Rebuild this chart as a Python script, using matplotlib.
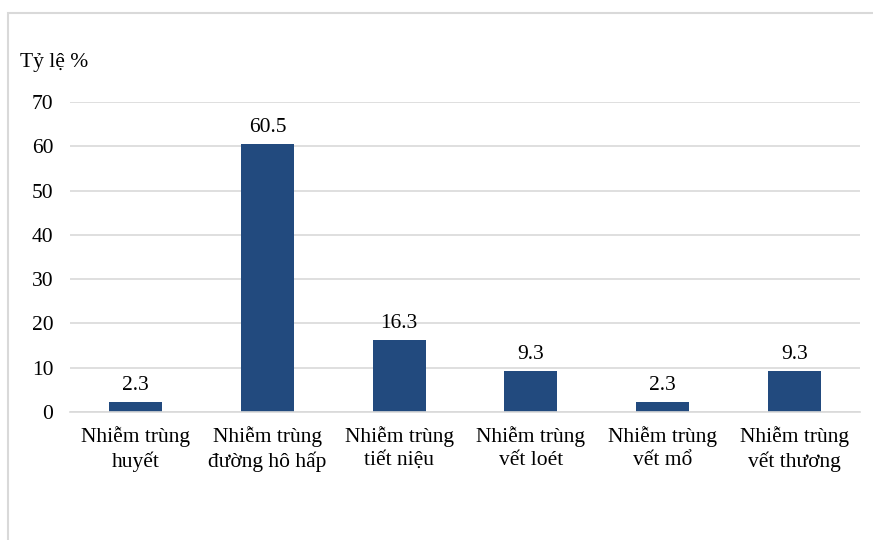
import matplotlib.pyplot as plt
from matplotlib.patches import Rectangle

categories = [
    "Nhiễm trùng\nhuyết",
    "Nhiễm trùng\nđường hô hấp",
    "Nhiễm trùng\ntiết niệu",
    "Nhiễm trùng\nvết loét",
    "Nhiễm trùng\nvết mổ",
    "Nhiễm trùng\nvết thương",
]
rates = [2.3, 60.5, 16.3, 9.3, 2.3, 9.3]
y_ticks = [0, 10, 20, 30, 40, 50, 60, 70]

plt.rcParams['font.family'] = ['Liberation Serif', 'DejaVu Serif']
FS = 15.5

W, H = 873, 540
fig = plt.figure(figsize=(W / 100, H / 100), dpi=100)

# outer chart frame (left and top edges visible)
fig.patches.append(Rectangle((8 / W, -0.1), 1.2, 1 - 13 / H + 0.1,
                             transform=fig.transFigure, fill=False,
                             edgecolor='#D9D9D9', linewidth=1.5))

ax = fig.add_axes([70 / W, (H - 412) / H, 790 / W, 310 / H])
x = range(len(categories))
bars = ax.bar(x, rates, width=0.4, color='#224A7E')

for b, v in zip(bars, rates):
    ax.annotate(f"{v}", (b.get_x() + b.get_width() / 2, v),
                xytext=(0, 5), textcoords='offset points',
                ha='center', va='bottom', fontsize=FS)

ax.set_ylim(0, 70)
ax.set_xlim(-0.5, len(categories) - 0.5)
ax.set_yticks(y_ticks)
ax.set_xticks(list(x))
ax.set_xticklabels(categories, fontsize=FS, linespacing=1.3)
ax.tick_params(axis='y', length=0, pad=12, labelsize=FS)
ax.tick_params(axis='x', length=0, pad=10)
ax.grid(axis='y', color='#D9D9D9', linewidth=1.2)
ax.set_axisbelow(True)
for s in ['top', 'right', 'left']:
    ax.spines[s].set_visible(False)
ax.spines['bottom'].set_color('#D9D9D9')
ax.spines['bottom'].set_linewidth(1.2)

fig.text(20 / W, 1 - 63 / H, "Tỷ lệ %", fontsize=FS, ha='left', va='center')

fig.savefig('out.png', dpi=100)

|---|

## GIVEN TASK
Give an exact reproduction of every line, leaving out any picture.

## PROBLEM SOLUTION
Rebuild this chart as a Python script, using matplotlib.
import matplotlib.pyplot as plt
from matplotlib.patches import Rectangle

categories = [
    "Nhiễm trùng\nhuyết",
    "Nhiễm trùng\nđường hô hấp",
    "Nhiễm trùng\ntiết niệu",
    "Nhiễm trùng\nvết loét",
    "Nhiễm trùng\nvết mổ",
    "Nhiễm trùng\nvết thương",
]
rates = [2.3, 60.5, 16.3, 9.3, 2.3, 9.3]
y_ticks = [0, 10, 20, 30, 40, 50, 60, 70]

plt.rcParams['font.family'] = ['Liberation Serif', 'DejaVu Serif']
FS = 15.5

W, H = 873, 540
fig = plt.figure(figsize=(W / 100, H / 100), dpi=100)

# outer chart frame (left and top edges visible)
fig.patches.append(Rectangle((8 / W, -0.1), 1.2, 1 - 13 / H + 0.1,
                             transform=fig.transFigure, fill=False,
                             edgecolor='#D9D9D9', linewidth=1.5))

ax = fig.add_axes([70 / W, (H - 412) / H, 790 / W, 310 / H])
x = range(len(categories))
bars = ax.bar(x, rates, width=0.4, color='#224A7E')

for b, v in zip(bars, rates):
    ax.annotate(f"{v}", (b.get_x() + b.get_width() / 2, v),
                xytext=(0, 5), textcoords='offset points',
                ha='center', va='bottom', fontsize=FS)

ax.set_ylim(0, 70)
ax.set_xlim(-0.5, len(categories) - 0.5)
ax.set_yticks(y_ticks)
ax.set_xticks(list(x))
ax.set_xticklabels(categories, fontsize=FS, linespacing=1.3)
ax.tick_params(axis='y', length=0, pad=12, labelsize=FS)
ax.tick_params(axis='x', length=0, pad=10)
ax.grid(axis='y', color='#D9D9D9', linewidth=1.2)
ax.set_axisbelow(True)
for s in ['top', 'right', 'left']:
    ax.spines[s].set_visible(False)
ax.spines['bottom'].set_color('#D9D9D9')
ax.spines['bottom'].set_linewidth(1.2)

fig.text(20 / W, 1 - 63 / H, "Tỷ lệ %", fontsize=FS, ha='left', va='center')

fig.savefig('out.png', dpi=100)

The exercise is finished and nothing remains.